Travelers may not notice these internal adjustments, but industry observers say that in the short term, they could see incremental changes such as more detailed disclosures in airline safety reports, sharpened language in bilateral aviation agreements and, in rare cases, additional ramp inspections or documentation checks for selected flights at busy hubs.

How Regulators and Airlines Could Close the Credentialing Gap

In response to the revelations, aviation safety advocates are highlighting several practical steps that regulators in Canada, the United States and Europe could take to reduce the risk of similar cases. One recurring suggestion is the creation or expansion of secure, real-time digital interfaces between national licensing databases and airline crew-management systems, making it harder for forged or outdated documents to slip through.

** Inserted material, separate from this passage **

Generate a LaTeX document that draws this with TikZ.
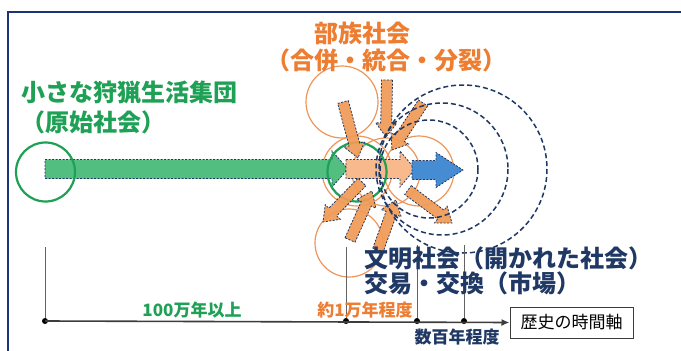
\documentclass[tikz,border=0pt]{standalone}
\usepackage{fontspec}
\newfontfamily\jp{Noto Sans CJK JP}
\usetikzlibrary{calc,arrows.meta}
\definecolor{navy}{RGB}{31,56,100}
\definecolor{frameblue}{RGB}{30,50,120}
\definecolor{tgreen}{RGB}{30,160,85}
\definecolor{bgreen}{RGB}{82,190,128}
\definecolor{torange}{RGB}{237,125,49}
\definecolor{aorange}{RGB}{240,155,85}
\definecolor{lorange}{RGB}{248,185,140}
\definecolor{corange}{RGB}{238,150,90}
\definecolor{ablue}{RGB}{70,140,210}
\definecolor{tl}{RGB}{60,60,60}
\newcommand\blockarr[6]{%
  \coordinate (neck) at ($(#3)!#6!(#2)$);
  \path[#1] ($(#2)!#4!90:(#3)$) -- ($(neck)!#4!90:(#3)$) -- ($(neck)!#5!90:(#3)$)
    -- (#3) -- ($(neck)!#5!-90:(#3)$) -- ($(neck)!#4!-90:(#3)$) -- ($(#2)!#4!-90:(#3)$) -- cycle;}
\tikzset{
  ocirc/.style={draw=corange, line width=1.2pt},
  dcirc/.style={draw=navy, line width=1.5pt, dash pattern=on 5pt off 3pt},
  smallarr/.style={fill=aorange, fill opacity=0.92, draw=navy, line width=0.8pt, dash pattern=on 2pt off 1.5pt},
  mainout/.style={draw=navy, line width=0.8pt, dash pattern=on 2pt off 1.5pt},
  jtxt/.style={font=\jp\bfseries, inner sep=0pt},
  vline/.style={draw=tl!80, line width=0.9pt},
  tdot/.style={circle, fill=black, inner sep=0pt, minimum size=6pt},
}
\begin{document}
\begin{tikzpicture}[x=1pt,y=-1pt]
\useasboundingbox (0,0) rectangle (681,351);
\fill[white] (0,0) rectangle (681,351);
% frame
\draw[frameblue, line width=2pt] (7.5,351) -- (7.5,11.5) -- (681,11.5);
% orange circles
\draw[ocirc] (342,102) circle (36);
\draw[ocirc] (357,171) circle (35);
\draw[ocirc] (386,172) circle (34);
\draw[ocirc] (419,171) circle (35);
\draw[ocirc] (349,243) circle (34);
% main arrows
\coordinate (g1) at (45,169); \coordinate (g2) at (348,169);
\coordinate (o1) at (346,169); \coordinate (o2) at (415,169);
\coordinate (b1) at (412,170); \coordinate (b2) at (463,170);
\blockarr{fill=bgreen, mainout}{g1}{g2}{9.5pt}{18pt}{16pt}
\blockarr{fill=lorange, mainout}{o1}{o2}{9.5pt}{18pt}{15pt}
\blockarr{fill=ablue, mainout}{b1}{b2}{9.5pt}{17.5pt}{27pt}
% green circles
\draw[tgreen, line width=2.2pt] (45.5,172) circle (29.5);
\draw[tgreen, line width=2.2pt] (357,172) circle (29.5);
% small orange arrows
\coordinate (a1s) at (343,102); \coordinate (a1e) at (358,158);
\coordinate (a2s) at (387,80);  \coordinate (a2e) at (386,137);
\coordinate (a3s) at (423,103); \coordinate (a3e) at (392,150);
\coordinate (a4s) at (408,190); \coordinate (a4e) at (452,223);
\coordinate (a5s) at (362,182); \coordinate (a5e) at (323,222);
\coordinate (a6s) at (350,240); \coordinate (a6e) at (372,191);
\coordinate (a7s) at (378,250); \coordinate (a7e) at (396,200);
\foreach \s/\e in {a1s/a1e,a2s/a2e,a3s/a3e,a4s/a4e,a5s/a5e,a6s/a6e,a7s/a7e}{
  \blockarr{smallarr}{\s}{\e}{5.5pt}{10.5pt}{14pt}
}
% dashed circles
\draw[dcirc] (463,169) circle (84);
\draw[dcirc] (442,169) circle (66);
\draw[dcirc] (429,169) circle (49);
% titles
\node[jtxt, text=tgreen, font=\jp\bfseries\fontsize{24}{28}\selectfont, anchor=west] (t1) at (21,93) {小さな狩猟生活集団};
\node[jtxt, text=tgreen, font=\jp\bfseries\fontsize{24}{28}\selectfont, anchor=west] (t2) at (21,122) {（原始社会）};
\node[jtxt, text=torange, font=\jp\bfseries\fontsize{24}{28}\selectfont] (t3) at (362,33) {部族社会};
\node[jtxt, text=torange, font=\jp\bfseries\fontsize{24}{28}\selectfont] (t4) at (386,60) {（合併・統合・分裂）};
% timeline
\node[tdot] (d1) at (45,321) {};
\node[tdot] (d2) at (346,321) {};
\node[tdot] (d3) at (417,321) {};
\node[tdot] (d4) at (464,321) {};
\coordinate (v1) at (45,247); \coordinate (v2) at (346,247);
\coordinate (v3) at (417,245); \coordinate (v4) at (464,245);
\draw[vline] (v1) -- (d1); \draw[vline] (v2) -- (d2);
\draw[vline] (v3) -- (d3); \draw[vline] (v4) -- (d4);
\node[draw=tl, line width=1pt, fill=white, minimum width=123pt, minimum height=31pt, inner sep=0pt, font=\jp\fontsize{17}{20}\selectfont, text=black] (box) at (571.5,322.5) {歴史の時間軸};
\draw[tl, line width=1.6pt, -{Latex[length=8pt,width=7pt]}] (d1.center) -- (box.west);
% civilisation texts
\node[jtxt, text=navy, font=\jp\bfseries\fontsize{24}{28}\selectfont, anchor=west] (t5) at (364,258) {文明社会（開かれた社会）};
\node[jtxt, text=navy, font=\jp\bfseries\fontsize{24}{28}\selectfont, anchor=west] (t6) at (364,283) {交易・交換（市場）};
% timeline labels
\node[jtxt, text=tgreen, font=\jp\bfseries\fontsize{17}{20}\selectfont] (l1) at (192,310) {100万年以上};
\node[jtxt, text=torange, font=\jp\bfseries\fontsize{17}{20}\selectfont] (l2) at (365,310) {約1万年程度};
\node[jtxt, text=navy, font=\jp\bfseries\fontsize{17}{20}\selectfont] (l3) at (457,337) {数百年程度};
\end{tikzpicture}
\end{document}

Another focus is on strengthening the human element in verification. While many checks today are driven by software and automated workflows, training staff to question irregularities, cross-reference multiple data points and escalate inconsistencies may be as important as improving the technology itself. The Air Canada case, built around an alleged long-running fraud, suggests that determined individuals can exploit assumptions and routine habits as effectively as they can exploit software gaps.

There is also growing discussion about harmonizing standards across regions. The United States, Canada, the European Union and Turkey all require high levels of certification for airline captains, but differences in documentation formats and verification procedures can create friction at the borders of these systems. Moves toward common digital templates, machine-readable licenses and agreed protocols for cross-border validation could make it harder for an anomaly in one jurisdiction to remain invisible in another.

For the traveling public, these changes are likely to unfold slowly and largely out of view. Yet the discovery that more than 900 flights over 17 years were captained by someone without the mandated top-level license has created a powerful incentive for regulators on both sides of the Atlantic to look beyond reassuring statistics and stress-test the foundations of a system that most passengers rarely think about until a scandal breaks the surface.